The firm said in April it became the first international auction house authorised to operate in mainland China without a local partner.

Christie's, which has long operated in Hong Kong, had been organising sales in China since 2005 by authorising a Chinese auction firm to use its international trademark, due to strict regulations on setting up a solely-foreign invested auction house.

"Being here in China, which is a vital part of the world, is essential," Murphy said.

Murphy's remarks came as Christie's unveiled a three-day exhibition of items, ranging from Asian contemporary art to Western masterworks and jewelry, ahead of an auction Thursday evening.

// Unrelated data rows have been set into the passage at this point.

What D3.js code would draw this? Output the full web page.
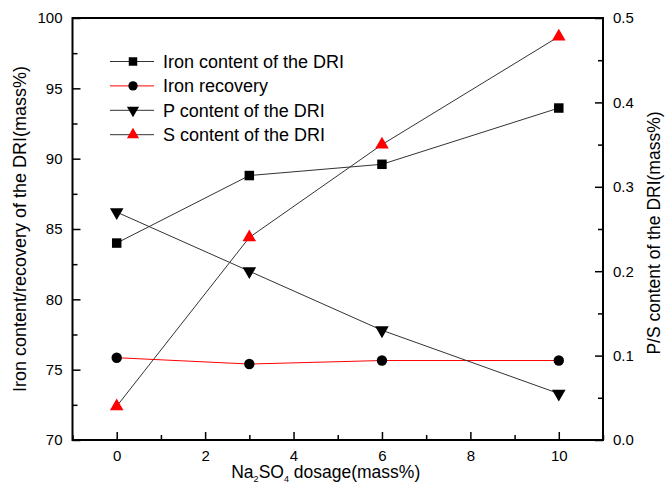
<!DOCTYPE html>
<html><head><meta charset="utf-8">
<script src="https://cdn.jsdelivr.net/npm/d3@7"></script>
<style>body{margin:0;background:#fff}svg{display:block}</style>
</head><body>
<svg id="c" width="666" height="489"></svg>
<script>
const dosage = [0, 3, 6, 10];
const ironContent = [84.0, 88.8, 89.6, 93.6];
const ironRecovery = [75.85, 75.4, 75.65, 75.65];
const pContent = [0.27, 0.20, 0.13, 0.055];
const sContent = [0.04, 0.24, 0.35, 0.478];
const leftTicks = [70, 75, 80, 85, 90, 95, 100];
const rightTicks = [0.0, 0.1, 0.2, 0.3, 0.4, 0.5];
const xTicks = [0, 2, 4, 6, 8, 10];
const seriesNames = ["Iron content of the DRI", "Iron recovery", "P content of the DRI", "S content of the DRI"];

const svg = d3.select("#c");
const L = 72.5, R = 603, T = 18, B = 440;
const font = "Liberation Sans, Arial, sans-serif";
const x = d3.scaleLinear().domain([-1, 11]).range([L, R]);
const yL = d3.scaleLinear().domain([70, 100]).range([B, T]);
const yR = d3.scaleLinear().domain([0, 0.5]).range([B, T]);

function styleAxis(g){
  g.select(".domain").remove();
  g.selectAll("line").attr("stroke","#000").attr("stroke-width",1.5);
  g.selectAll("text").attr("font-family",font).attr("font-size",15).attr("fill","#000");
}
const xMinor = d3.range(-1, 11.01, 1).filter(v => !xTicks.includes(v));
const lMinor = d3.range(72.5, 100, 5);
const rMinor = d3.range(0.05, 0.5, 0.1);

const gx = svg.append("g").attr("transform",`translate(0,${B})`)
  .call(d3.axisBottom(x).tickValues(xTicks).tickSizeInner(-8).tickSizeOuter(0).tickPadding(10).tickFormat(d3.format("d")));
styleAxis(gx);
svg.append("g").attr("transform",`translate(0,${B})`)
  .call(d3.axisBottom(x).tickValues(xMinor).tickSize(-5).tickFormat(""))
  .call(g=>{g.select(".domain").remove();g.selectAll("line").attr("stroke","#000").attr("stroke-width",1.5);});

const gl = svg.append("g").attr("transform",`translate(${L},0)`)
  .call(d3.axisLeft(yL).tickValues(leftTicks).tickSizeInner(-8).tickSizeOuter(0).tickPadding(10).tickFormat(d3.format("d")));
styleAxis(gl);
svg.append("g").attr("transform",`translate(${L},0)`)
  .call(d3.axisLeft(yL).tickValues(lMinor).tickSize(-5).tickFormat(""))
  .call(g=>{g.select(".domain").remove();g.selectAll("line").attr("stroke","#000").attr("stroke-width",1.5);});

const gr = svg.append("g").attr("transform",`translate(${R},0)`)
  .call(d3.axisRight(yR).tickValues(rightTicks).tickSizeInner(-8).tickSizeOuter(0).tickPadding(10).tickFormat(d3.format(".1f")));
styleAxis(gr);
svg.append("g").attr("transform",`translate(${R},0)`)
  .call(d3.axisRight(yR).tickValues(rMinor).tickSize(-5).tickFormat(""))
  .call(g=>{g.select(".domain").remove();g.selectAll("line").attr("stroke","#000").attr("stroke-width",1.5);});

svg.append("rect").attr("x",L).attr("y",T).attr("width",R-L).attr("height",B-T)
  .attr("fill","none").attr("stroke","#000").attr("stroke-width",2);

const series = [
  {name: seriesNames[0], vals: ironContent, y: yL, line: "#333", mark: "#000", sym: d3.symbolSquare, size: 90, rot: 0},
  {name: seriesNames[1], vals: ironRecovery, y: yL, line: "#f00", mark: "#000", sym: d3.symbolCircle, size: 85, rot: 0},
  {name: seriesNames[2], vals: pContent, y: yR, line: "#333", mark: "#000", sym: d3.symbolTriangle, size: 80, rot: 180},
  {name: seriesNames[3], vals: sContent, y: yR, line: "#333", mark: "#f00", sym: d3.symbolTriangle, size: 80, rot: 0}
];
series.forEach(s => {
  const pts = dosage.map((d,i)=>[x(d), s.y(s.vals[i])]);
  svg.append("path").attr("d", d3.line()(pts)).attr("fill","none").attr("stroke",s.line).attr("stroke-width",1);
  svg.selectAll(null).data(pts).enter().append("path")
    .attr("d", d3.symbol().type(s.sym).size(s.size))
    .attr("transform", p=>`translate(${p[0]},${p[1]}) rotate(${s.rot})`)
    .attr("fill", s.mark);
});

const lg = svg.append("g");
series.forEach((s,i) => {
  const yy = 61.5 + i*24.4;
  lg.append("line").attr("x1",110).attr("x2",154).attr("y1",yy).attr("y2",yy).attr("stroke",s.line).attr("stroke-width",1);
  lg.append("path").attr("d", d3.symbol().type(s.sym).size(s.size*0.8))
    .attr("transform",`translate(133,${yy}) rotate(${s.rot})`).attr("fill",s.mark);
  lg.append("text").attr("x",163).attr("y",yy).attr("dy","0.35em")
    .attr("font-family",font).attr("font-size",18).text(s.name);
});

svg.append("text").attr("transform",`translate(26,${(T+B)/2}) rotate(-90)`)
  .attr("text-anchor","middle").attr("font-family",font).attr("font-size",18)
  .text("Iron content/recovery of the DRI(mass%)");
svg.append("text").attr("transform",`translate(660,${(T+B)/2 + 4}) rotate(-90)`)
  .attr("text-anchor","middle").attr("font-family",font).attr("font-size",17.5)
  .text("P/S content of the DRI(mass%)");
const xt = svg.append("text").attr("x",(L+R)/2 - 12).attr("y",478)
  .attr("text-anchor","middle").attr("font-family",font).attr("font-size",17.5);
xt.append("tspan").text("Na");
xt.append("tspan").attr("font-size",9).attr("dy",4).text("2");
xt.append("tspan").attr("dy",-4).text("SO");
xt.append("tspan").attr("font-size",9).attr("dy",4).text("4");
xt.append("tspan").attr("dy",-4).text(" dosage(mass%)");
</script>
</body></html>
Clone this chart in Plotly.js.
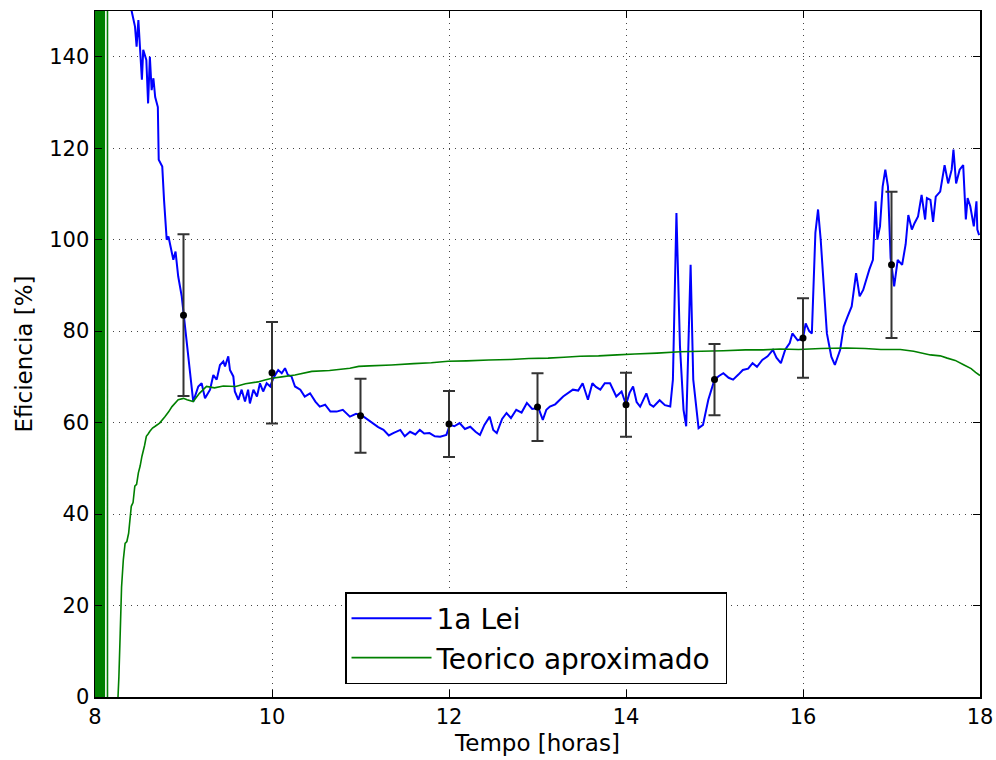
<!DOCTYPE html>
<html>
<head>
<meta charset="utf-8">
<script src="https://cdn.plot.ly/plotly-3.0.1.min.js"></script>
<style>html,body{margin:0;padding:0;background:#fff;}#chart{width:996px;height:760px;}</style>
</head>
<body>
<div id="chart"></div>
<script>
// ---- 1a Lei (blue) ----
const leiTime = [8.39, 8.414, 8.452, 8.47, 8.49, 8.51, 8.53, 8.545, 8.58, 8.60, 8.62, 8.64, 8.66, 8.68, 8.71, 8.72, 8.76, 8.78, 8.81, 8.83, 8.85, 8.885, 8.91, 8.94, 8.98, 9.00, 9.036, 9.11, 9.167, 9.205, 9.243, 9.30, 9.337, 9.375, 9.412, 9.45, 9.469, 9.506, 9.525, 9.563, 9.58, 9.62, 9.657, 9.695, 9.73, 9.75, 9.79, 9.83, 9.864, 9.90, 9.94, 9.98, 10.015, 10.07, 10.11, 10.147, 10.18, 10.22, 10.26, 10.32, 10.37, 10.43, 10.49, 10.54, 10.60, 10.66, 10.73, 10.80, 10.88, 10.95, 11.02, 11.08, 11.14, 11.20, 11.26, 11.32, 11.37, 11.45, 11.50, 11.56, 11.62, 11.67, 11.72, 11.78, 11.84, 11.90, 11.97, 12.01, 12.06, 12.12, 12.18, 12.24, 12.30, 12.35, 12.40, 12.46, 12.50, 12.54, 12.60, 12.65, 12.70, 12.76, 12.82, 12.88, 12.94, 13.01, 13.06, 13.10, 13.14, 13.20, 13.29, 13.35, 13.40, 13.46, 13.51, 13.57, 13.62, 13.66, 13.71, 13.76, 13.82, 13.89, 13.95, 14.0, 14.04, 14.08, 14.12, 14.16, 14.23, 14.27, 14.31, 14.38, 14.44, 14.50, 14.53, 14.57, 14.61, 14.65, 14.68, 14.73, 14.76, 14.82, 14.87, 14.93, 15.0, 15.05, 15.10, 15.16, 15.21, 15.27, 15.32, 15.38, 15.43, 15.48, 15.54, 15.60, 15.66, 15.70, 15.75, 15.80, 15.85, 15.88, 15.94, 16.0, 16.03, 16.07, 16.10, 16.14, 16.17, 16.20, 16.23, 16.27, 16.32, 16.36, 16.42, 16.46, 16.50, 16.55, 16.60, 16.64, 16.68, 16.71, 16.75, 16.79, 16.82, 16.84, 16.87, 16.90, 16.93, 16.96, 16.99, 17.03, 17.07, 17.12, 17.16, 17.19, 17.23, 17.26, 17.30, 17.34, 17.38, 17.40, 17.44, 17.47, 17.50, 17.55, 17.58, 17.60, 17.64, 17.68, 17.70, 17.73, 17.77, 17.81, 17.84, 17.86, 17.89, 17.93, 17.96, 17.97, 17.99, 18.0];
const leiValue = [158, 150, 146.6, 142.2, 148, 140, 135, 141.5, 139.3, 129.8, 140, 132.7, 135.3, 131.2, 129, 117.5, 116, 108.7, 100, 100.7, 98.5, 95.6, 97.4, 92, 87.6, 84, 78.1, 64.6, 67.9, 68.6, 65.3, 67.2, 70.4, 69.4, 72.6, 73.4, 72.3, 74.5, 71.5, 70.1, 66.8, 65.0, 67.2, 64.6, 67.2, 64.2, 67.2, 65.7, 68.6, 66.8, 68.6, 67.9, 69.7, 71.5, 70.8, 71.9, 70.4, 70.1, 67.9, 67.2, 65.7, 66.4, 64.6, 63.5, 63.9, 62.4, 62.4, 62.8, 61.3, 61.9, 61.5, 60.6, 59.9, 59.0, 58.4, 57.2, 57.7, 58.4, 57.0, 58.0, 57.4, 58.4, 57.6, 57.7, 57.0, 56.9, 57.3, 59.5, 59.2, 59.9, 58.6, 59.1, 58.0, 57.3, 59.5, 61.3, 58.4, 57.7, 60.8, 62.1, 61.0, 62.8, 62.2, 64.3, 63.0, 63.2, 60.6, 62.8, 63.5, 64.0, 65.7, 66.5, 67.2, 67.0, 68.6, 65.0, 68.6, 67.8, 67.2, 68.6, 68.6, 65.7, 66.8, 63.9, 66.5, 67.9, 64.5, 63.5, 66.4, 64.0, 63.5, 64.9, 63.8, 63.5, 69.4, 105.8, 76.6, 62.8, 59.2, 94.5, 69.4, 58.8, 59.5, 65.0, 69.4, 70.2, 70.8, 69.8, 69.4, 70.5, 71.5, 71.8, 73.0, 72.2, 73.7, 74.5, 75.9, 74.2, 73.0, 76.0, 77.4, 79.5, 78.0, 78.4, 81.7, 80.0, 79.5, 101.5, 106.6, 100.0, 91.2, 79.5, 74.4, 72.6, 75.9, 81.0, 83.0, 85.4, 92.7, 87.6, 89.0, 91.2, 93.5, 95.6, 108.4, 100.0, 102.9, 111.6, 115.3, 111.6, 96.0, 89.8, 95.6, 94.5, 99.0, 105.4, 102.2, 103.6, 105.1, 109.8, 104.4, 109.1, 108.7, 103.9, 109.4, 110.5, 113.8, 116.3, 112.3, 115.3, 119.7, 112.3, 115.3, 116.3, 104.4, 109.1, 107.3, 102.9, 108.4, 102.2, 101.0];

// ---- Teorico aproximado (green) ----
const teoTime = [8.005, 8.005, 8.015, 8.015, 8.025, 8.025, 8.035, 8.035, 8.045, 8.045, 8.055, 8.055, 8.065, 8.065, 8.075, 8.075, 8.085, 8.085, 8.095, 8.095, 8.105, 8.105, 8.141, 8.141, 8.25, 8.26, 8.27, 8.285, 8.30, 8.32, 8.34, 8.36, 8.38, 8.41, 8.43, 8.45, 8.47, 8.49, 8.51, 8.53, 8.56, 8.58, 8.60, 8.62, 8.65, 8.68, 8.73, 8.79, 8.83, 8.87, 8.94, 9.00, 9.04, 9.11, 9.18, 9.26, 9.35, 9.45, 9.59, 9.7, 9.84, 9.92, 10.0, 10.11, 10.26, 10.45, 10.65, 10.88, 10.98, 11.1, 11.35, 11.6, 11.8, 11.99, 12.2, 12.45, 12.7, 12.9, 13.12, 13.3, 13.48, 13.69, 13.9, 14.1, 14.35, 14.61, 14.85, 15.1, 15.35, 15.55, 15.74, 15.95, 16.2, 16.49, 16.7, 16.88, 17.1, 17.25, 17.44, 17.55, 17.63, 17.72, 17.82, 17.9, 17.95, 18.0];
const teoValue = [-10000, 10000, 10000, -10000, -10000, 10000, 10000, -10000, -10000, 10000, 10000, -10000, -10000, 10000, 10000, -10000, -10000, 10000, 10000, -10000, -10000, 10000, 10000, -10000, -10000, 0, 4.4, 14, 24, 30, 33.6, 34, 35.8, 41.7, 42.5, 46.1, 46.5, 49, 50.5, 52.6, 55, 57, 57.5, 58.1, 58.8, 59.2, 59.9, 61.3, 62.3, 63.5, 65, 65.3, 65.0, 64.6, 66.4, 67.9, 67.6, 68.0, 67.9, 68.5, 68.9, 69.3, 69.7, 70.0, 70.4, 71.2, 71.4, 71.9, 72.3, 72.4, 72.6, 72.9, 73.1, 73.4, 73.5, 73.7, 73.8, 74.0, 74.1, 74.3, 74.5, 74.6, 74.8, 75.0, 75.2, 75.5, 75.6, 75.7, 75.9, 75.9, 76.1, 76.0, 76.2, 76.3, 76.2, 76.0, 76.0, 75.6, 74.8, 74.6, 74.1, 73.6, 72.6, 71.8, 71.0, 70.3];

// ---- Error bars ----
const errTime = [9, 10, 11, 12, 13, 14, 15, 16, 17];
const errValue = [83.5, 70.9, 61.5, 59.7, 63.4, 63.9, 69.4, 78.5, 94.5];
const errSize = [17.7, 11.1, 8.1, 7.2, 7.4, 7.0, 7.8, 8.7, 16.0];

const seriesNames = ['1a Lei', 'Teorico aproximado'];
const xTicks = [8, 10, 12, 14, 16, 18];
const yTicks = [0, 20, 40, 60, 80, 100, 120, 140];

const font = 'DejaVu Sans, sans-serif';

const traces = [
  {x: leiTime, y: leiValue, type: 'scatter', mode: 'lines', name: seriesNames[0],
   line: {color: '#0000ff', width: 2}},
  {x: teoTime, y: teoValue, type: 'scatter', mode: 'lines', name: seriesNames[1] + '\u00a0',
   line: {color: '#008000', width: 1.6, simplify: false}},
  {x: errTime, y: errValue, type: 'scatter', mode: 'markers', showlegend: false,
   marker: {color: '#000000', size: 7},
   error_y: {type: 'data', array: errSize, visible: true, color: '#333333', thickness: 2, width: 6}}
];

const axisCommon = {
  showline: true, linecolor: '#000', linewidth: 1.5, mirror: 'ticks',
  ticks: 'inside', ticklen: 7, tickwidth: 1, tickcolor: '#000',
  showgrid: true, gridcolor: '#444', gridwidth: 1, griddash: '1px,5px',
  zeroline: false, tickfont: {family: font, size: 21, color: '#000'}
};

const layout = {
  width: 996, height: 760,
  margin: {l: 95, r: 16, t: 11, b: 63},
  paper_bgcolor: '#fff', plot_bgcolor: '#fff',
  showlegend: true,
  xaxis: Object.assign({}, axisCommon, {
    range: [8, 18], tickvals: xTicks, ticktext: xTicks.map(String),
    title: {text: 'Tempo [horas]', font: {family: font, size: 23, color: '#000'}, standoff: 7}
  }),
  yaxis: Object.assign({}, axisCommon, {
    range: [0, 150], tickvals: yTicks, ticktext: yTicks.map(String),
    title: {text: 'Eficiencia [%]', font: {family: font, size: 23, color: '#000'}, standoff: 10}
  }),
  legend: {
    x: 0.2825, y: 0.153, xanchor: 'left', yanchor: 'top',
    bgcolor: '#fff', bordercolor: '#000', borderwidth: 1.5,
    font: {family: font, size: 28, color: '#000'},
    itemwidth: 80
  }
};

Plotly.newPlot('chart', traces, layout, {displayModeBar: false, staticPlot: true});
</script>
</body>
</html>
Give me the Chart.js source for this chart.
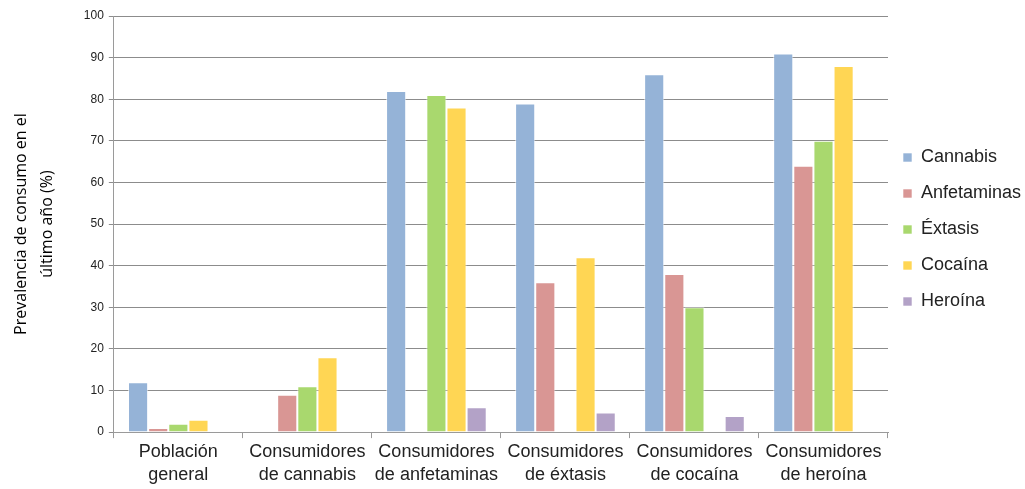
<!DOCTYPE html>
<html>
<head>
<meta charset="utf-8">
<script src="https://cdn.jsdelivr.net/npm/chart.js@4/dist/chart.umd.min.js"></script>
<style>
html,body{margin:0;padding:0;background:#fff;}
#wrap{position:relative;width:1025px;height:489px;}
</style>
</head>
<body>
<div id="wrap"><canvas id="c" width="1025" height="489"></canvas></div>
<script>
const categories = [
  ["Población", "general"],
  ["Consumidores", "de cannabis"],
  ["Consumidores", "de anfetaminas"],
  ["Consumidores", "de éxtasis"],
  ["Consumidores", "de cocaína"],
  ["Consumidores", "de heroína"]
];
const seriesNames = ["Cannabis", "Anfetaminas", "Éxtasis", "Cocaína", "Heroína"];
const cannabis    = [12, null, 82, 79, 86, 91];
const anfetaminas = [1, 9, null, 36, 38, 64];
const extasis     = [2, 11, 81, null, 30, 70];
const cocaina     = [3, 18, 78, 42, null, 88];
const heroina     = [null, null, 6, 4.7, 3.9, null];
const colors = ["#95B3D7", "#D99694", "#A9D86E", "#FFD654", "#B3A2C7"];
const yTicks = [0, 10, 20, 30, 40, 50, 60, 70, 80, 90, 100];

const seriesData = [cannabis, anfetaminas, extasis, cocaina, heroina];
const datasets = seriesNames.map((n, i) => ({
  label: n,
  data: seriesData[i],
  backgroundColor: colors[i],
  borderColor: "rgba(255,255,255,0.6)",
  borderWidth: 1,
  categoryPercentage: 0.78,
  barPercentage: 1.0
}));

// nudge the legend block up/left a little (as in the reference)
const legendShift = {
  id: "legendShift",
  afterLayout(chart) {
    const l = chart.legend;
    if (l) {
      l.bottom -= 46; l.height = l.bottom - l.top;
      l.left -= 3; l.right -= 3;
    }
  }
};

new Chart(document.getElementById("c"), {
  type: "bar",
  data: { labels: categories, datasets },
  plugins: [legendShift],
  options: {
    responsive: false,
    animation: false,
    layout: { padding: { left: 8, right: 0, top: 16, bottom: 0 } },
    plugins: {
      legend: {
        position: "right",
        align: "center",
        maxWidth: 137,
        labels: {
          boxWidth: 9,
          boxHeight: 9,
          padding: 18,
          color: "#222",
          font: { family: "Liberation Sans, Arial, sans-serif", size: 18, lineHeight: 1.2 }
        }
      },
      tooltip: { enabled: false }
    },
    scales: {
      x: {
        grid: { drawOnChartArea: false, drawTicks: true, tickLength: 6, color: "#9a9a9a", offset: true },
        border: { color: "#9a9a9a", width: 1 },
        ticks: {
          color: "#222",
          font: { family: "Liberation Sans, Arial, sans-serif", size: 18, lineHeight: 1.33 },
          maxRotation: 0,
          autoSkip: false,
          padding: 1.5
        }
      },
      y: {
        min: 0,
        max: 100,
        afterBuildTicks: (axis) => { axis.ticks = yTicks.map(v => ({ value: v })); },
        grid: { color: "#8c8c8c", lineWidth: 1, tickLength: 5 },
        border: { color: "#9a9a9a", width: 1 },
        ticks: {
          color: "#222",
          font: { family: "Liberation Sans, Arial, sans-serif", size: 12 },
          padding: 5
        },
        title: {
          display: true,
          text: ["Prevalencia de consumo en el", "último año (%)"],
          color: "#000",
          font: { family: "Open Sans, sans-serif", size: 16, lineHeight: 1.65 },
          padding: { top: 0, bottom: 18 }
        }
      }
    }
  }
});
</script>
</body>
</html>
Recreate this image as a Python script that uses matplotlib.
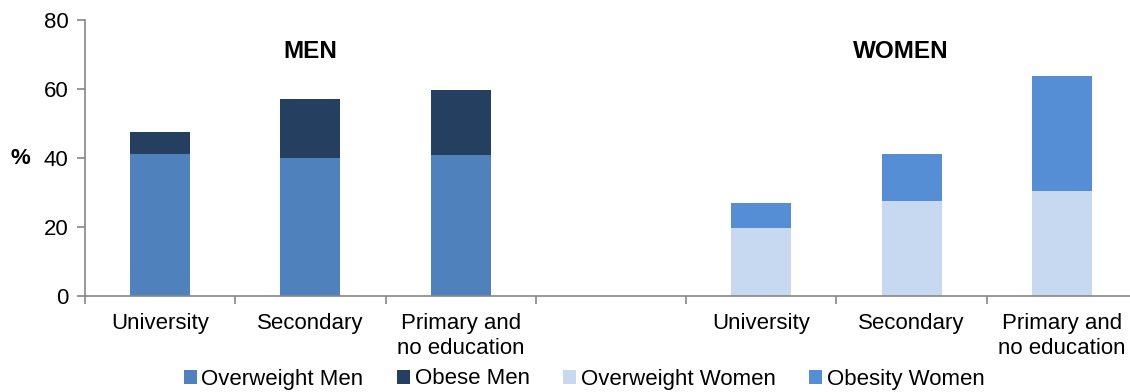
import matplotlib
matplotlib.use("Agg")
import matplotlib.pyplot as plt
import numpy as np

plt.rcParams['font.family'] = ['Liberation Sans', 'DejaVu Sans']

# Education levels and shares (%) of adults by sex
education = ["University", "Secondary", "Primary and\nno education"]
overweight_men = [41.3, 40.1, 41.0]
obese_men = [6.1, 17.0, 18.8]
overweight_women = [19.6, 27.4, 30.5]
obesity_women = [7.4, 13.9, 33.2]
y_ticks = [0, 20, 40, 60, 80]

c_ow_men = "#4F81BD"
c_ob_men = "#243F60"
c_ow_wom = "#C6D9F1"
c_ob_wom = "#558ED5"
axis_grey = "#868686"

FS = 16
W, H, DPI = 1130, 392, 100
fig = plt.figure(figsize=(W / DPI, H / DPI), dpi=DPI)
x0, x1 = 85, 1137
y0, y1 = 296, 20
ax = fig.add_axes([x0 / W, 1 - y0 / H, (x1 - x0) / W, (y0 - y1) / H])

n = len(education)
men_x = np.arange(n) + 0.5
women_x = np.arange(n) + n + 1 + 0.5
bw = 0.4

ax.bar(men_x, overweight_men, bw, color=c_ow_men, label="Overweight Men")
ax.bar(men_x, obese_men, bw, bottom=overweight_men, color=c_ob_men, label="Obese Men")
ax.bar(women_x, overweight_women, bw, color=c_ow_wom, label="Overweight Women")
ax.bar(women_x, obesity_women, bw, bottom=overweight_women, color=c_ob_wom,
       label="Obesity Women")

ax.set_xlim(0, 2 * n + 1)
ax.set_ylim(y_ticks[0], y_ticks[-1])
ax.set_yticks(y_ticks)
ax.set_yticklabels([str(t) for t in y_ticks], fontsize=FS)

ax.set_xticks(list(men_x) + list(women_x))
ax.set_xticklabels(education + education, fontsize=FS, linespacing=1.25)
ax.set_xticks(np.arange(0, 2 * n + 2), minor=True)
ax.tick_params(axis='x', which='major', length=0, pad=12)
ax.tick_params(axis='x', which='minor', length=6, color=axis_grey, width=1.2)
ax.tick_params(axis='y', length=6, color=axis_grey, width=1.2, pad=6)

for s in ("top", "right"):
    ax.spines[s].set_visible(False)
for s in ("left", "bottom"):
    ax.spines[s].set_color(axis_grey)
    ax.spines[s].set_linewidth(1.2)

ax.text(men_x[1], 71.0, "MEN", ha="center", va="center", fontsize=17.5,
        fontweight="bold")
ax.text(women_x[1] - 0.07, 71.0, "WOMEN", ha="center", va="center", fontsize=17.5,
        fontweight="bold")
fig.text(20 / W, 1 - 158 / H, "%", ha="center", va="center", fontsize=FS,
         fontweight="bold")

fig.legend(loc="center", bbox_to_anchor=(584 / W, 1 - 379 / H), ncol=4,
           frameon=False, fontsize=FS, handlelength=0.6, handleheight=0.6,
           handletextpad=0.2, columnspacing=1.5, borderpad=0, borderaxespad=0)

fig.savefig("out.png", dpi=DPI)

Highlights include a contemplative 1963 still-life by Giorgio Morandi, Homme Assis by Pablo Picasso in 1969, and Andy Warhol's Diamond Dust Shoes of 1980-1981.

China has one of the world's largest and fastest-growing markets for art, with the country's buyers now common at international auctions.

Among the auction house's goals in China are "to connect Shanghai and therefore mainland China into Christie's network" which includes New York, London, Paris and Milan, Murphy said.

A total 27.9 billion yuan ($4.6 billion) worth of cultural relics and artworks were sold last year in the domestic auction market, according to China's commerce ministry.

"China's art market will remain on a long-term growth trend, judging from the growth in the Chinese economy and its wealthy population," Cai Jinqing, managing director for Christie's China, told reporters.

The population of millionaires in US dollar terms had reached 1.05 million in China by the end of 2012, Hurun Research Institute said in August, adding art collection is among the top five investment choices of China's moneyed classes.

Christie's, one of numerous business interests of French billionaire Francois Pinault, was at the centre of controversy in 2009 when two bronze animal heads looted from Beijing's Old Summer Palace in 1860 were put up for auction in Paris.

The animal heads were then owned by Pierre Berge, the partner of late French fashion designer Yves Saint Laurent, until Pinault acquired the two bronzes and handed them back to China in June this year.